> Data excerpt:

* Start *

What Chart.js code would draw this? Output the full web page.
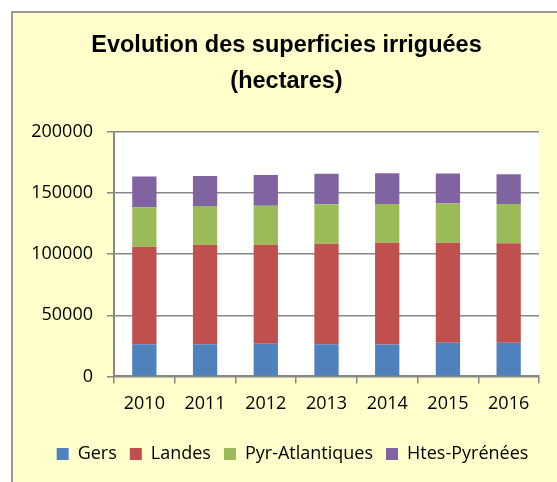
<!DOCTYPE html>
<html>
<head>
<meta charset="utf-8">
<script src="https://cdn.jsdelivr.net/npm/chart.js@4"></script>
<style>
  html, body { margin: 0; padding: 0; background: #fff; overflow: hidden; }
  #frame { position: absolute; left: 11px; top: 11px; width: 600px; height: 500px;
           background: #FFFFCC; border-left: 2px solid #9a9a9a; border-top: 2px solid #9a9a9a; }
  #wrap { position: absolute; left: 0; top: 0; width: 557px; height: 482px; }
</style>
</head>
<body>
<div id="frame"></div>
<div id="wrap"><canvas id="barChart"></canvas></div>
<script>
const years = ['2010', '2011', '2012', '2013', '2014', '2015', '2016'];
const gers = [26200, 26200, 26800, 26200, 26000, 27600, 27600];
const landes = [79800, 81400, 80900, 82200, 83300, 81700, 81200];
const pyrAtlantiques = [32300, 31700, 31900, 32300, 31700, 32200, 32200];
const htesPyrenees = [25100, 24600, 25100, 25100, 25100, 24400, 24300];
const yTicks = [0, 50000, 100000, 150000, 200000];

const gridColor = '#878787';
const labelFont = { family: 'Open Sans', size: 18 };

// white plot area + frame is wider than the window, so title/legend sit right of the canvas middle
const plotBackground = {
  id: 'plotBackground',
  afterLayout(chart) {
    const shift = (box, dx) => { if (box) { box.left += dx; box.right += dx; } };
    shift(chart.titleBlock, 11);
    shift(chart.legend, 17);
  },
  beforeDraw(chart) {
    const { ctx, chartArea } = chart;
    ctx.save();
    ctx.fillStyle = '#ffffff';
    ctx.fillRect(chartArea.left, chartArea.top, chartArea.right - chartArea.left, chartArea.bottom - chartArea.top);
    ctx.restore();
  }
};

const ctx = document.getElementById('barChart').getContext('2d');
const barChart = new Chart(ctx, {
  type: 'bar',
  data: {
    labels: years,
    datasets: [
      { label: 'Gers', data: gers, backgroundColor: '#4F81BD' },
      { label: 'Landes', data: landes, backgroundColor: '#C0504D' },
      { label: 'Pyr-Atlantiques', data: pyrAtlantiques, backgroundColor: '#9BBB59' },
      { label: 'Htes-Pyrénées', data: htesPyrenees, backgroundColor: '#8064A2' }
    ]
  },
  options: {
    responsive: true,
    maintainAspectRatio: false,
    animation: false,
    barPercentage: 0.5,
    categoryPercentage: 0.8,
    layout: { padding: { left: 12, right: 18, top: 0, bottom: 9 } },
    plugins: {
      title: {
        display: true,
        text: ['Evolution des superficies irriguées', '(hectares)'],
        color: '#000',
        font: { family: 'Liberation Sans', size: 23.5, weight: 'bold', lineHeight: 1.55 },
        padding: { top: 27, bottom: 32 }
      },
      legend: {
        position: 'bottom',
        labels: {
          color: '#000',
          font: labelFont,
          boxWidth: 12,
          boxHeight: 12,
          padding: 13
        }
      },
      tooltip: { enabled: false }
    },
    scales: {
      x: {
        stacked: true,
        afterFit(scale) { scale.height += 7; },
        grid: { drawOnChartArea: false, drawTicks: true, tickLength: 7, color: gridColor, lineWidth: 1.5 },
        border: { color: gridColor, width: 2 },
        ticks: { color: '#000', font: labelFont, padding: 10, maxRotation: 0 }
      },
      y: {
        stacked: true,
        min: 0,
        max: 200000,
        afterFit(scale) { scale.width = 102; },
        afterBuildTicks(scale) { scale.ticks = yTicks.map(v => ({ value: v })); },
        grid: { color: gridColor, lineWidth: 1.5, tickLength: 7 },
        border: { color: gridColor, width: 2 },
        ticks: { color: '#000', font: labelFont, padding: 14, callback: v => String(v) }
      }
    }
  },
  plugins: [plotBackground]
});
</script>
</body>
</html>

* End *

> Exercise directions: Could the lines from the top of the material through the line with "Sans', size: 18" be repeated exactly, pictures left out?

> Solution to this task:
What Chart.js code would draw this? Output the full web page.
<!DOCTYPE html>
<html>
<head>
<meta charset="utf-8">
<script src="https://cdn.jsdelivr.net/npm/chart.js@4"></script>
<style>
  html, body { margin: 0; padding: 0; background: #fff; overflow: hidden; }
  #frame { position: absolute; left: 11px; top: 11px; width: 600px; height: 500px;
           background: #FFFFCC; border-left: 2px solid #9a9a9a; border-top: 2px solid #9a9a9a; }
  #wrap { position: absolute; left: 0; top: 0; width: 557px; height: 482px; }
</style>
</head>
<body>
<div id="frame"></div>
<div id="wrap"><canvas id="barChart"></canvas></div>
<script>
const years = ['2010', '2011', '2012', '2013', '2014', '2015', '2016'];
const gers = [26200, 26200, 26800, 26200, 26000, 27600, 27600];
const landes = [79800, 81400, 80900, 82200, 83300, 81700, 81200];
const pyrAtlantiques = [32300, 31700, 31900, 32300, 31700, 32200, 32200];
const htesPyrenees = [25100, 24600, 25100, 25100, 25100, 24400, 24300];
const yTicks = [0, 50000, 100000, 150000, 200000];

const gridColor = '#878787';
const labelFont = { family: 'Open Sans', size: 18 };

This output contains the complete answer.